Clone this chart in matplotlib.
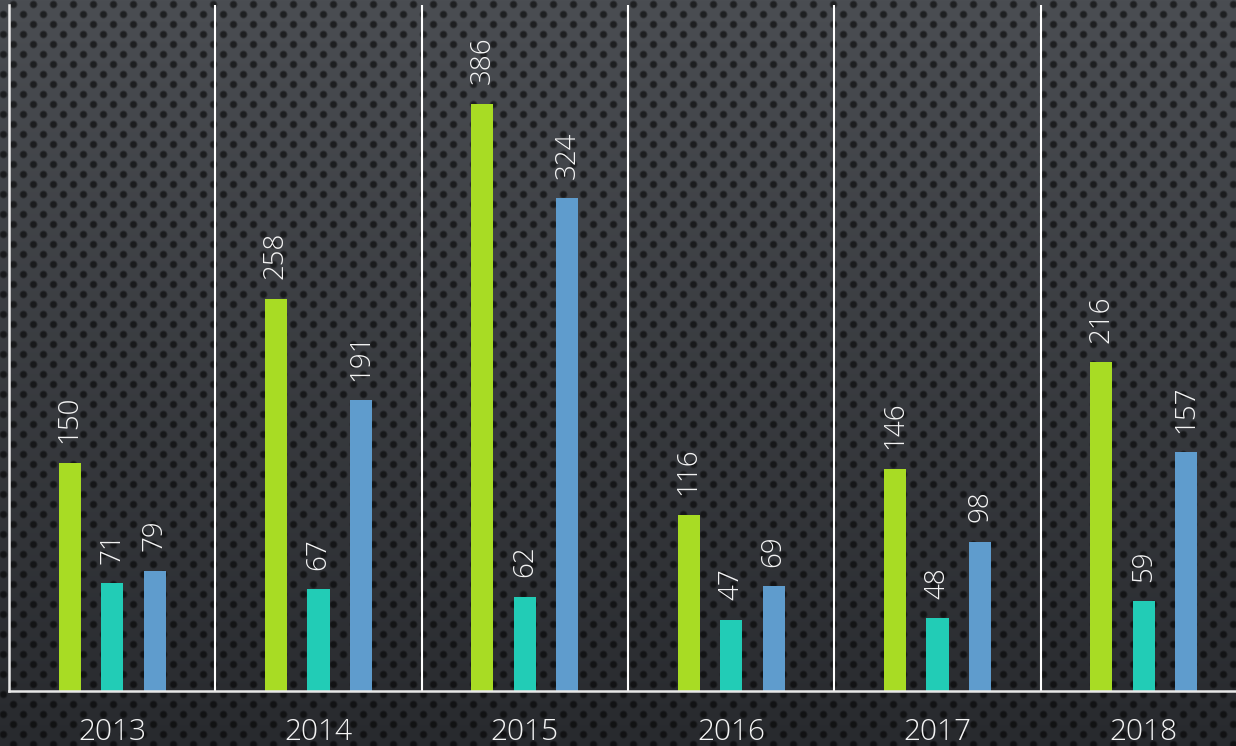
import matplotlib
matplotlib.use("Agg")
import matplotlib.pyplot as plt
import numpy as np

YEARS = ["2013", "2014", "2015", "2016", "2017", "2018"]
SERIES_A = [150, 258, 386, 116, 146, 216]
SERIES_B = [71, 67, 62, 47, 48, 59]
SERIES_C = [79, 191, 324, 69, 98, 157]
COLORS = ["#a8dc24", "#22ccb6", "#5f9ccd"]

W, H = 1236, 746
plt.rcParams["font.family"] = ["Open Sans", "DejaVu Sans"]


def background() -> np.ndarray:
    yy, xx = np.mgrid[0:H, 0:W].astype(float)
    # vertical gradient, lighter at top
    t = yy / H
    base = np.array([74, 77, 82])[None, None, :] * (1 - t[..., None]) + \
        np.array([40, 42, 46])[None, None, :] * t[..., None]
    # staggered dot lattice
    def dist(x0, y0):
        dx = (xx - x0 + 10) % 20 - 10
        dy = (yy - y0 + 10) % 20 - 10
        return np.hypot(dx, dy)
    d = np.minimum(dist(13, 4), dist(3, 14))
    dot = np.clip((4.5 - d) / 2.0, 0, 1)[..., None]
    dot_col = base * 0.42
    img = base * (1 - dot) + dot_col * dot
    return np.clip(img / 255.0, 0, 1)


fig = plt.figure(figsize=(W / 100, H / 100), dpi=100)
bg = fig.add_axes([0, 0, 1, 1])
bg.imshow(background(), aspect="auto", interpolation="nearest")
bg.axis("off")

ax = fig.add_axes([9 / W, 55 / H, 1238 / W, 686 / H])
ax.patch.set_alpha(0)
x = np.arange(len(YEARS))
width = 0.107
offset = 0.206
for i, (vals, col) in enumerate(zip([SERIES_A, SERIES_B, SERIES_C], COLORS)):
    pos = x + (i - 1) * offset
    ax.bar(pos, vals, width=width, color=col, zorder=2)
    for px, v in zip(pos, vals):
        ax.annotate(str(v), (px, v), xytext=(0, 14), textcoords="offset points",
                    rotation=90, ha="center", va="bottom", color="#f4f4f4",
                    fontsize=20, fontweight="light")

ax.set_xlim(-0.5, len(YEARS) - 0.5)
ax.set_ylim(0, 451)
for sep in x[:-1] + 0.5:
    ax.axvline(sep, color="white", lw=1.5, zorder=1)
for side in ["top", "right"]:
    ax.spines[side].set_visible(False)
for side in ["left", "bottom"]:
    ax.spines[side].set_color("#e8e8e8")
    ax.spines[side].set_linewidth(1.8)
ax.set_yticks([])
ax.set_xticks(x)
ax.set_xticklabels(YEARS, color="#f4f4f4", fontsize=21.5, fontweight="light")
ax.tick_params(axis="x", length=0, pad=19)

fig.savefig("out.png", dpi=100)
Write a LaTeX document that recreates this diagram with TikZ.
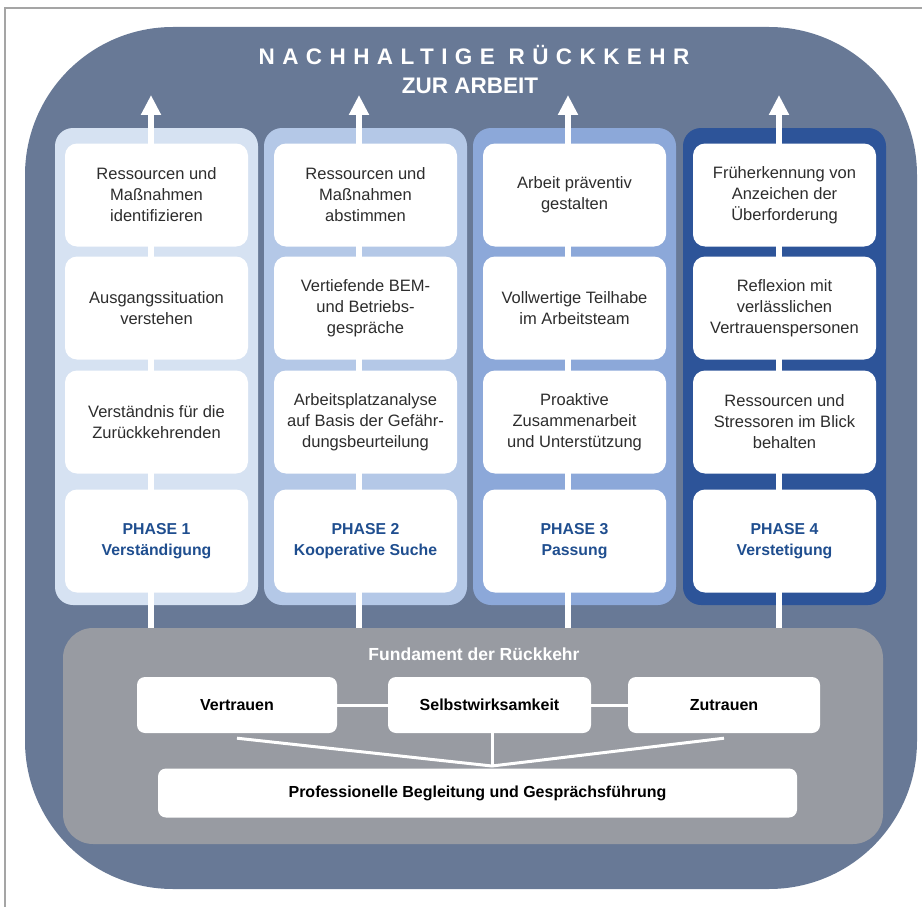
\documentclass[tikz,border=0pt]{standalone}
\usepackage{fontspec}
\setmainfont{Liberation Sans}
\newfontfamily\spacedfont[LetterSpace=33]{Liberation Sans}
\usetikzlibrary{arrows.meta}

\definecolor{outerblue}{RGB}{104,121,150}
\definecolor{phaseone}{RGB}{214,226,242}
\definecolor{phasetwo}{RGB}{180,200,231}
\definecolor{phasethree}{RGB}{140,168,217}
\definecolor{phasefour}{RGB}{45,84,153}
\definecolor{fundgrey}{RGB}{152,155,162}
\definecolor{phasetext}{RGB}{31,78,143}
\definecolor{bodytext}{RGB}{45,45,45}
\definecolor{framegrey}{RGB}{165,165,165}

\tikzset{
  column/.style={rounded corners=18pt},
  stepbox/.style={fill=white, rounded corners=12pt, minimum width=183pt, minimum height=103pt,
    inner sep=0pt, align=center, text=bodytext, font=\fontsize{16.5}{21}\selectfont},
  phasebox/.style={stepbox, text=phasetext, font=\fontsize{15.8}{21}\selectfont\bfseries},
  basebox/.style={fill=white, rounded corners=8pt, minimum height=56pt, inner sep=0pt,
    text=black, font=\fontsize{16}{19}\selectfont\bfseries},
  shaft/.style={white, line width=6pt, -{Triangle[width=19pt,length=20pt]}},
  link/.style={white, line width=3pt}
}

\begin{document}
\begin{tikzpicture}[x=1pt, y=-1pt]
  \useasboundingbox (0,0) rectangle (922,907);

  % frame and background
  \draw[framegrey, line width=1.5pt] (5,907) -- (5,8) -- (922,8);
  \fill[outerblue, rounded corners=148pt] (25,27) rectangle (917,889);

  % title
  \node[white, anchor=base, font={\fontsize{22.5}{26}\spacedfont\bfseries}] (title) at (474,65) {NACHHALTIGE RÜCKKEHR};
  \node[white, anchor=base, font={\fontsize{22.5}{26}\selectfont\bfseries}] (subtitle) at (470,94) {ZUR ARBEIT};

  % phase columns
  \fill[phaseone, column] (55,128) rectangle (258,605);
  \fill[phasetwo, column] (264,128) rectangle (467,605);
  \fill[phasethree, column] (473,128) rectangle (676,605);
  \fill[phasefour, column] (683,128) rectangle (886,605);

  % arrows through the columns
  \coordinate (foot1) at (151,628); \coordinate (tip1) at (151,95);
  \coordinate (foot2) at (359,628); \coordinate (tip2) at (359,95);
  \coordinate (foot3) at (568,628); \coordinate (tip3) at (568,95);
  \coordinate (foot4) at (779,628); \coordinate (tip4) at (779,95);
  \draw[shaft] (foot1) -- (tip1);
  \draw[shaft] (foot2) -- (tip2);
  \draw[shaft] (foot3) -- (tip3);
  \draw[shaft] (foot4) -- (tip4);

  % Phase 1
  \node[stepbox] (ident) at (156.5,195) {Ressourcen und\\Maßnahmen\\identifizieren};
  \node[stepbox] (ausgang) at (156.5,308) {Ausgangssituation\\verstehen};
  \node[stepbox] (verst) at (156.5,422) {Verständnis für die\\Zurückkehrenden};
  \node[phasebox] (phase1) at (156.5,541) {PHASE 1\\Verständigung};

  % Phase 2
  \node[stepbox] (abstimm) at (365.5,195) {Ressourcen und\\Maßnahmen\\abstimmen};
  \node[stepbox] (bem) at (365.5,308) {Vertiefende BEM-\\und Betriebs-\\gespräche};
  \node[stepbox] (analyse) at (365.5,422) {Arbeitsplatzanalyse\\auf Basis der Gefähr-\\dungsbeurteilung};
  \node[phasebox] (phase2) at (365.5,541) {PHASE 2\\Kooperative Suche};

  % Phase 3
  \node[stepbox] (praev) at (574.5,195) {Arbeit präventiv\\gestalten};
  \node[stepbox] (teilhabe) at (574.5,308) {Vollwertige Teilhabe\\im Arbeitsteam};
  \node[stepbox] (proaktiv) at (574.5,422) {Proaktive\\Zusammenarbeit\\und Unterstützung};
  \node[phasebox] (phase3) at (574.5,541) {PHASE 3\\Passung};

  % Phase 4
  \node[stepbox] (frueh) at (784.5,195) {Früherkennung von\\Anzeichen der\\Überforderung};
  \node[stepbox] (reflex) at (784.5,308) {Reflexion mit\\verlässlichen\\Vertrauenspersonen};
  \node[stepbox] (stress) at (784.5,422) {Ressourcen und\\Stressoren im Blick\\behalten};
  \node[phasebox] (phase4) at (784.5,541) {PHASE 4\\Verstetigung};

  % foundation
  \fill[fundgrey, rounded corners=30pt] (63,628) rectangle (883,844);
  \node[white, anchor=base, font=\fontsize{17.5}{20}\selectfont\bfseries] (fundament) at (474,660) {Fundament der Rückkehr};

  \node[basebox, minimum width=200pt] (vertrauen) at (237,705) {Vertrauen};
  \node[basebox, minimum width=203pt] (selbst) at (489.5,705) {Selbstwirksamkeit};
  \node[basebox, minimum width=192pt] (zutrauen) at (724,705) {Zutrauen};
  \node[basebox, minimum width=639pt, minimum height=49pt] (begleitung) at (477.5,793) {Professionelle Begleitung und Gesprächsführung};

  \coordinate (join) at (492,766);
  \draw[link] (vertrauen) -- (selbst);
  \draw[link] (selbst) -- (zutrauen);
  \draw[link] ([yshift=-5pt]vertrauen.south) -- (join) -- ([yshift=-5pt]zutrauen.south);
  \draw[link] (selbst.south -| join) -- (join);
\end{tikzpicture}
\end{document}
****
◆ **EXERCISE DESCRIPTION**
Pull out every line in the data above that has the word "matplotlib".

◆ **WRITTEN RESPONSE**
Clone this chart in matplotlib.
import matplotlib
matplotlib.use("Agg")
import matplotlib.pyplot as plt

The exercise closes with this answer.